There’s a Cease-fire in East Ukraine, But Obama’s Skeptical

By
A photo taken on September 5, 2014 shows a smoky landscape after pro-Russian separatists fired heavy artillery, on the outskirts of the key southeastern port city of Mariupol.
Photo: Philippe Desmazes/AFP/Getty Images

As promised, Ukrainian leader Petro Poroshenko ordered a cease-fire in the country’s southeast Friday, starting at 11 a.m. Eastern time, or early evening in the region.

The cease-fire indicates that Ukrainian leaders have reached an agreement with rebel and Russian representatives at a meeting with the Organization for Security and Co-operation in Europe, held in Minsk. Fighting, which had raged for most of the day, is said to have simmered down.

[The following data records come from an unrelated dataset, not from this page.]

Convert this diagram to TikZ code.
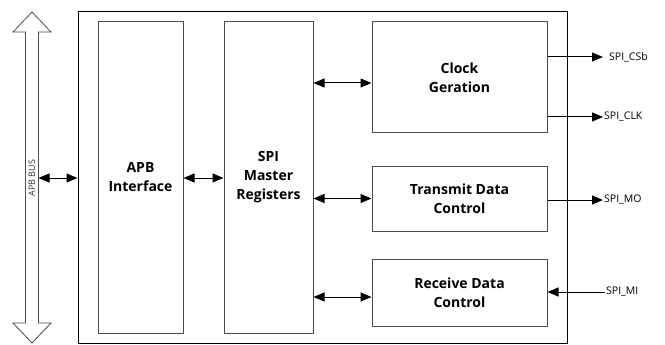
\documentclass[tikz,border=0pt]{standalone}
\usepackage{fontspec}
\setmainfont{Open Sans}
\usetikzlibrary{arrows.meta}
\newcommand{\blockmid}{177.5}

\tikzset{
	block/.style={draw=black!70, line width=1pt, align=center, inner sep=0pt, font=\bfseries\fontsize{14}{19}\selectfont},
	pinlabel/.style={inner sep=1pt, font=\fontsize{10.5}{12}\selectfont},
	link/.style={line width=1pt, {Triangle[length=11pt,width=9pt]}-{Triangle[length=11pt,width=9pt]}},
	sig/.style={line width=1pt, -{Triangle[length=11pt,width=9pt]}}
}

\begin{document}
\begin{tikzpicture}[x=1pt,y=-1pt]
	\useasboundingbox (0,0) rectangle (665,345);

	% controller frame
	\node[draw, line width=1pt, minimum width=489pt, minimum height=331pt] (chip) at (322.5,\blockmid) {};

	\node[block, minimum width=85pt, minimum height=311pt] (apb) at (140.5,\blockmid) {APB\\Interface};
	\node[block, minimum width=89pt, minimum height=311pt] (regs) at (268.5,\blockmid) {SPI\\Master\\Registers};
	\node[block, minimum width=175pt, minimum height=111pt] (clk) at (459.5,77.5) {Clock\\Geration};
	\node[block, minimum width=175pt, minimum height=65pt] (tx) at (459.5,198.5) {Transmit Data\\Control};
	\node[block, minimum width=175pt, minimum height=67pt] (rx) at (459.5,292.5) {Receive Data\\Control};

	% system bus
	\draw[black!70, line width=0.8pt] (25.5,32) -- (13,32) -- (32,12) -- (51,32) -- (38.5,32) -- (38.5,323) -- (51,323) -- (32,343) -- (13,323) -- (25.5,323) -- cycle;
	\node[rotate=90, text=black!80, font=\fontsize{9}{11}\selectfont] (buslabel) at (32,178) {APB BUS};
	\coordinate (busport) at (38.5,178);

	\draw[link] (busport) -- (chip.west |- busport);
	\draw[link] (apb.east |- 0,178) -- (regs.west |- 0,178);
	\draw[link] (regs.east |- 0,83) -- (clk.west |- 0,83);
	\draw[link] (regs.east |- tx.west) -- (tx.west);
	\draw[link] (regs.east |- 0,297) -- (rx.west |- 0,297);

	% pins
	\node[pinlabel, anchor=west] (csb) at (608,57) {SPI\_CSb};
	\node[pinlabel, anchor=west] (sclk) at (603,117) {SPI\_CLK};
	\node[pinlabel, anchor=west] (mo) at (603,200) {SPI\_MO};
	\node[pinlabel, anchor=west] (mi) at (605,292) {SPI\_MI};

	\draw[sig] (clk.east |- csb) -- ([xshift=-5pt]csb.west);
	\draw[sig] (clk.east |- sclk) -- (sclk.west);
	\draw[sig] (tx.east |- mo) -- (mo.west);
	\draw[sig] (mi.west) -- (rx.east |- mi);

\end{tikzpicture}
\end{document}
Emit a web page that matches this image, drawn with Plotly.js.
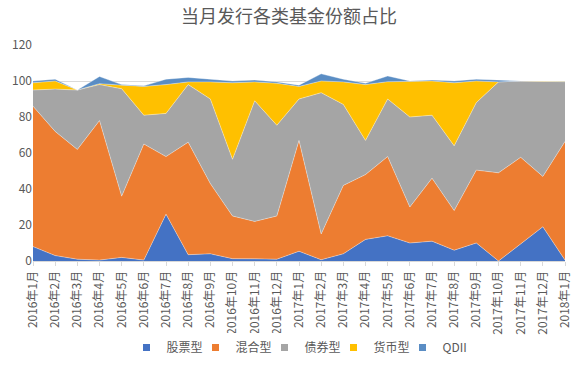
<!DOCTYPE html>
<html>
<head>
<meta charset="utf-8">
<script src="https://cdn.plot.ly/plotly-3.0.1.min.js"></script>
<style>html,body{margin:0;padding:0;background:#fff;}#chart{width:578px;height:365px;}</style>
</head>
<body>
<div id="chart"></div>
<script>
const months = ["2016年1月","2016年2月","2016年3月","2016年4月","2016年5月","2016年6月","2016年7月","2016年8月","2016年9月","2016年10月","2016年11月","2016年12月","2017年1月","2017年2月","2017年3月","2017年4月","2017年5月","2017年6月","2017年7月","2017年8月","2017年9月","2017年10月","2017年11月","2017年12月","2018年1月"];
const stock  = [8, 3, 1, 0.5, 2, 0.5, 26, 3.5, 4, 1.3, 1.2, 1, 5.4, 0.7, 4, 12, 14, 10, 11, 6, 10, 0, 9.5, 19, 0.5];
const mixed  = [78, 69, 61, 77.5, 34, 64.5, 32, 62.5, 39, 23.7, 20.8, 24, 61.6, 14.3, 38, 36, 44, 20, 35, 22, 40.5, 49, 48.1, 28, 65.9];
const bond   = [9, 23.5, 33, 20, 59.7, 16, 24, 32, 47, 31.5, 67, 50.4, 23, 78.5, 45, 19, 32, 50, 35, 36, 37.5, 50.5, 42.4, 53, 33.2];
const money  = [4, 4.5, 0, 0.5, 2, 16, 16, 1.5, 9.5, 42.5, 10.5, 23.3, 7, 6.5, 12.5, 31, 9.6, 19.6, 19, 35, 12, 0, 0, 0, 0.2];
const qdii   = [1, 1, 0, 4, 0.3, 0.3, 3, 2.5, 1.5, 1, 1, 0.8, 0.7, 4, 1.5, 0.7, 3.2, 0.4, 0.5, 1, 1, 1, 0, 0, 0.2];
const names = ["股票型","混合型","债券型","货币型","QDII"];
const series = [stock, mixed, bond, money, qdii];
const colors = ["#4472C4","#ED7D31","#A5A5A5","#FFC000","#5A8DC4"];

const traces = series.map((s, k) => ({
  type: "scatter",
  mode: "lines",
  x: months,
  y: s,
  name: names[k],
  stackgroup: "one",
  fillcolor: colors[k],
  line: {color: "rgba(255,255,255,0.45)", width: 0.8},
  showlegend: false,
  hoverinfo: "skip"
}));
// legend-only entries with square swatches
names.forEach((n, k) => traces.push({
  type: "scatter", mode: "markers", x: [null], y: [null], name: n,
  marker: {symbol: "square", size: 7, color: colors[k]},
  showlegend: true, hoverinfo: "skip"
}));

const layout = {
  width: 578, height: 365,
  margin: {l: 33, r: 13, t: 45, b: 104, autoexpand: false},
  paper_bgcolor: "#fff", plot_bgcolor: "#fff",
  font: {family: "Noto Sans CJK SC, sans-serif", color: "#595959", size: 12},
  title: {text: "当月发行各类基金份额占比", x: 0.5, xanchor: "center", y: 0.955, yanchor: "middle", font: {size: 18, color: "#595959"}},
  showlegend: true,
  legend: {orientation: "h", x: 0.5, xanchor: "center", y: -0.40, yanchor: "middle", font: {size: 12, color: "#595959"}, itemwidth: 30, entrywidth: 24, traceorder: "normal"},
  xaxis: {type: "category", range: [0, 24], tickangle: -90, automargin: false, showgrid: false, zeroline: false, showline: true, linecolor: "#d9d9d9", ticks: "outside", ticklen: 4, tickcolor: "#d9d9d9", tickfont: {size: 12, color: "#595959"}},
  yaxis: {range: [0, 120], dtick: 20, automargin: false, showgrid: true, gridcolor: "#d9d9d9", zeroline: false, showline: false, tickfont: {size: 12, color: "#595959"}}
};

Plotly.newPlot("chart", traces, layout, {displayModeBar: false, staticPlot: true});
</script>
</body>
</html>
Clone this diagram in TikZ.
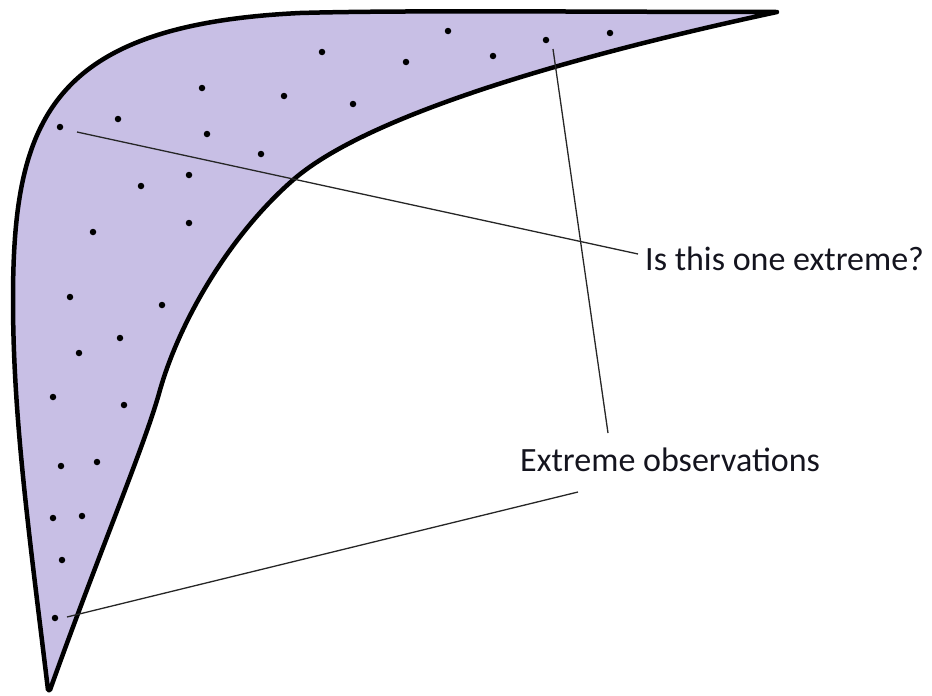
\documentclass[tikz,border=0pt]{standalone}
\usepackage{fontspec}
\setmainfont{Carlito}
\definecolor{lav}{RGB}{200,191,229}
\definecolor{txt}{RGB}{20,20,30}
\begin{document}
\begin{tikzpicture}[x=1pt,y=-1pt,
  outline/.style={draw=black,line width=4.5pt,line join=round,fill=lav},
  dotnode/.style={circle,fill=black,inner sep=0pt,minimum size=6.5pt},
  leader/.style={draw=black!85,line width=1.3pt},
  lbl/.style={font=\fontsize{34}{40}\selectfont,text=txt,inner sep=0pt}]
\useasboundingbox (0,0) rectangle (932,696);
% shape
\path[outline] (48,690) .. controls (30,540) and (13,420) .. (13,300)
  .. controls (13,120) and (50,25) .. (300,13)
  .. controls (400,10) and (600,12) .. (777,12)
  .. controls (600,50) and (373,110) .. (293,180)
  .. controls (230,235) and (180,320) .. (160,390)
  .. controls (145,445) and (100,550) .. (50,690)
  -- cycle;
% dots
\foreach \x/\y [count=\i] in {448/31,610/33,546/40,322/52,406/62,493/56,202/88,284/96,353/104,118/119,60/127,207/134,261/154,141/186,189/175,93/232,189/223,70/297,162/305,120/338,79/353,53/397,124/405,61/466,97/462,53/518,82/516,62/560,55/618}
  \node[dotnode] (d\i) at (\x,\y) {};
% labels
\node[lbl,anchor=base west] (q) at (645,270) {Is this one extreme?};
\node[lbl,anchor=base west] (ext) at (520,471) {Extreme observations};
% leader ends
\coordinate (q0) at (77,132);
\coordinate (q1) at (638,254);
\coordinate (e0) at (553,49);
\coordinate (e1) at (608,433);
\coordinate (f0) at (67,617);
\coordinate (f1) at (578,492);
\draw[leader] (q0) -- (q1);
\draw[leader] (e0) -- (e1);
\draw[leader] (f0) -- (f1);
\end{tikzpicture}
\end{document}
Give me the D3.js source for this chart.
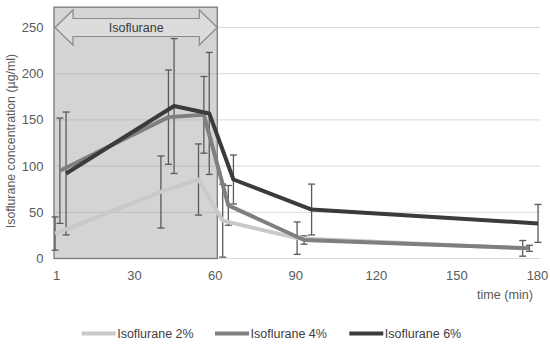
<!DOCTYPE html>
<html><head><meta charset="utf-8">
<script src="https://cdn.jsdelivr.net/npm/d3@7"></script>
<style>
html,body{margin:0;padding:0;background:#fff;}
svg{display:block;font-family:"Liberation Sans",Arial,sans-serif;}
</style></head>
<body><svg id="c" width="550" height="344"></svg>
<script>
// ---- data ----
const seriesNames = ["Isoflurane 2%", "Isoflurane 4%", "Isoflurane 6%"];
const seriesColors = ["#c9c9c9", "#7f7f7f", "#3b3b3b"];
const times2 = [0.4, 39.8, 53.8, 62.8, 90.5, 174.5];
const values2 = [27, 72, 85.5, 41, 22, 11];
const errors2 = [18, 39, 38.5, 39.5, 17.5, 8.5];
const times4 = [2.2, 42.6, 55.8, 64.9, 93.1, 177];
const values4 = [95, 153, 155.5, 57.5, 20, 11];
const errors4 = [57, 51, 41.5, 21.5, 4.5, 3.3];
const times6 = [4.5, 44.7, 57.8, 66.8, 95.9, 180.2];
const values6 = [92, 165, 157, 85.5, 53, 38];
const errors6 = [66.5, 73, 66, 26.5, 27.5, 20.5];
const xTickValues = [1, 30, 60, 90, 120, 150, 180];
const yTickValues = [0, 50, 100, 150, 200, 250];
const exposureStart = 0, exposureEnd = 60.8, exposureTop = 272;
const gridEnd = 181;
const exposureLabel = "Isoflurane";
const yTitle = "Isoflurane concentration (µg/ml)";
const xTitle = "time (min)";

// ---- layout ----
const svg = d3.select("#c");
const x = d3.scaleLinear().domain([0, 180]).range([54, 537.5]);
const y = d3.scaleLinear().domain([0, 250]).range([258.5, 27.5]);

const series = [
  {name: seriesNames[0], color: seriesColors[0], pts: times2.map((t,i)=>({t, v: values2[i], e: errors2[i]}))},
  {name: seriesNames[1], color: seriesColors[1], pts: times4.map((t,i)=>({t, v: values4[i], e: errors4[i]}))},
  {name: seriesNames[2], color: seriesColors[2], pts: times6.map((t,i)=>({t, v: values6[i], e: errors6[i]}))}
];

// gridlines
svg.append("g").selectAll("line").data(yTickValues).join("line")
  .attr("x1", x(0)).attr("x2", x(gridEnd))
  .attr("y1", d => y(d)).attr("y2", d => y(d))
  .attr("stroke", "#d9d9d9").attr("stroke-width", 1);

// exposure box
svg.append("rect")
  .attr("x", x(exposureStart)).attr("y", y(exposureTop))
  .attr("width", x(exposureEnd) - x(exposureStart))
  .attr("height", y(0) - y(exposureTop))
  .attr("fill", "#a0a0a0").attr("fill-opacity", 0.45)
  .attr("stroke", "#7a7a7a").attr("stroke-width", 1.3);

// double arrow
{
  const x0 = x(exposureStart) + 1, x1 = x(exposureEnd);
  const cy = y(250), sh = 9, hh = 17.5, hl = 18;
  const pts = [
    [x0, cy], [x0 + hl, cy - hh], [x0 + hl, cy - sh], [x1 - hl, cy - sh], [x1 - hl, cy - hh],
    [x1, cy], [x1 - hl, cy + hh], [x1 - hl, cy + sh], [x0 + hl, cy + sh], [x0 + hl, cy + hh]
  ];
  svg.append("path").attr("d", d3.line()(pts) + "Z")
    .attr("fill", "#dcdcdc").attr("stroke", "#8a8a8a").attr("stroke-width", 1.2);
  svg.append("text").attr("x", (x0 + x1) / 2).attr("y", cy)
    .attr("text-anchor", "middle").attr("dominant-baseline", "central")
    .attr("font-size", 12.5).attr("fill", "#3a3a3a").text(exposureLabel);
}

// y tick labels
svg.append("g").selectAll("text").data(yTickValues).join("text")
  .attr("x", 43.5).attr("y", d => y(d)).attr("dy", "0.35em")
  .attr("text-anchor", "end").attr("font-size", 13).attr("fill", "#595959")
  .text(d => d);

// x tick labels
svg.append("g").selectAll("text").data(xTickValues).join("text")
  .attr("x", d => x(d)).attr("y", 275.7).attr("dy", "0.35em")
  .attr("text-anchor", "middle").attr("font-size", 13).attr("fill", "#595959")
  .text(d => d);

// titles
svg.append("text").attr("transform", "translate(11,141) rotate(-90)")
  .attr("text-anchor", "middle").attr("dominant-baseline", "central")
  .attr("font-size", 12.4).attr("fill", "#595959").text(yTitle);
svg.append("text").attr("x", 533).attr("y", 295).attr("dy", "0.35em")
  .attr("text-anchor", "end").attr("font-size", 12.6).attr("fill", "#595959").text(xTitle);

// error bars
const cap = 3.5;
series.forEach(s => {
  const g = svg.append("g").attr("stroke", "#5a5a5a").attr("stroke-width", 1.3).attr("fill", "none");
  s.pts.forEach(p => {
    const cx = x(p.t), yt = y(p.v + p.e), yb = y(Math.max(0, p.v - p.e));
    g.append("line").attr("x1", cx).attr("x2", cx).attr("y1", yt).attr("y2", yb);
    g.append("line").attr("x1", cx - cap).attr("x2", cx + cap).attr("y1", yt).attr("y2", yt);
    g.append("line").attr("x1", cx - cap).attr("x2", cx + cap).attr("y1", yb).attr("y2", yb);
  });
});

// lines
const line = d3.line().x(d => x(d.t)).y(d => y(d.v));
series.forEach(s => {
  svg.append("path").datum(s.pts).attr("d", line)
    .attr("fill", "none").attr("stroke", s.color).attr("stroke-width", 4)
    .attr("stroke-linejoin", "round").attr("stroke-linecap", "butt");
});

// legend
const legendX = [81.7, 215, 349.3];
const lg = svg.append("g");
series.forEach((s, i) => {
  lg.append("line").attr("x1", legendX[i]).attr("x2", legendX[i] + 34)
    .attr("y1", 333.5).attr("y2", 333.5)
    .attr("stroke", s.color).attr("stroke-width", 4);
  lg.append("text").attr("x", legendX[i] + 35.5).attr("y", 333.5).attr("dy", "0.35em")
    .attr("font-size", 12.5).attr("fill", "#404040").text(s.name);
});
</script></body></html>
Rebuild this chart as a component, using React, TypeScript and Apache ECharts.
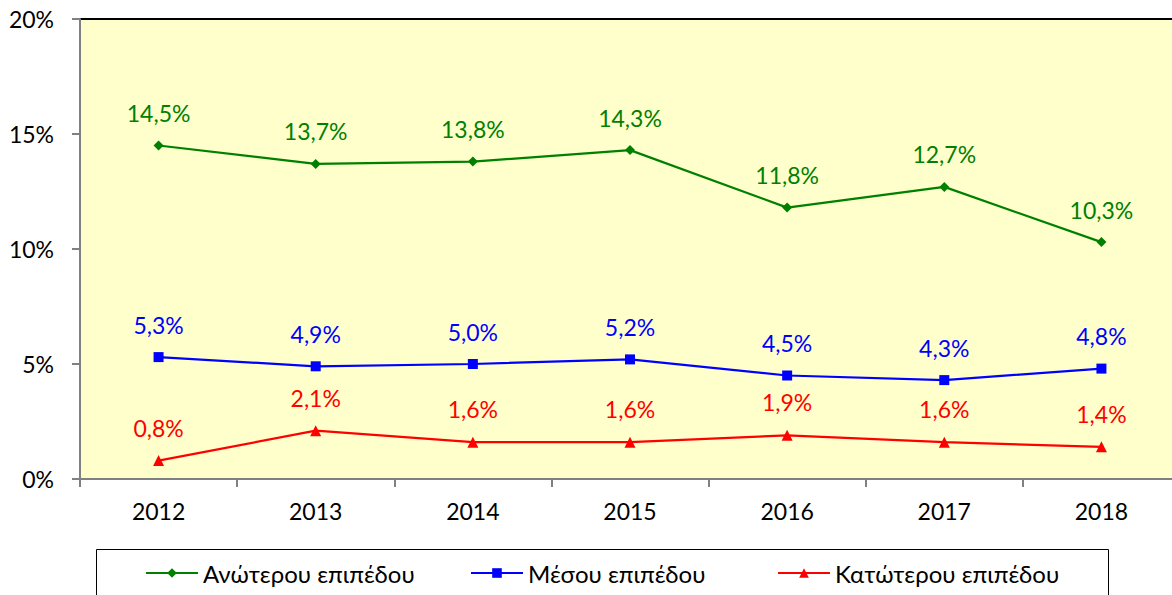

Other provisions include a jobs program for the region, and regional governors.

With respect to the cease-fire agreement, obviously we are hopeful but based on past experience also skeptical that in fact the separatists will follow through and the Russians will stop violating Ukraine’s sovereignty and territorial integrity. So it has to be tested,” said U.S. President Barack Obama, speaking from Wales. He also warned Russia that new sanctions for its role in the conflict are forthcoming.

According to the New York Times, the agreement is similar to one proposed by Poroshenko in June, and not at all similar to the seven-point Ukraine-loses plan Putin casually drafted on his way to Mongolia.

It included amnesty for all those who disarm and who did not commit serious crimes, as well as the release of all hostages. Militias will be disbanded and a ten-kilometer buffer zone — about six miles — established along the Russian-Ukrainian border. A prisoner exchange was set to begin as early as Saturday, according to Interfax-Ukraine.

The area will be subject to joint patrols. The separatists agreed to leave the administrative buildings they control and to allow broadcasts from Ukraine to resume on local television.

For the future, the agreement said power would be decentralized and the Russian language protected. An early, failed attempt by the Ukrainian government to ban Russian as an official language was one of the elements that inspired the uprising.

Journalists in the region reported Ukrainian tanks withdrawing from contested areas.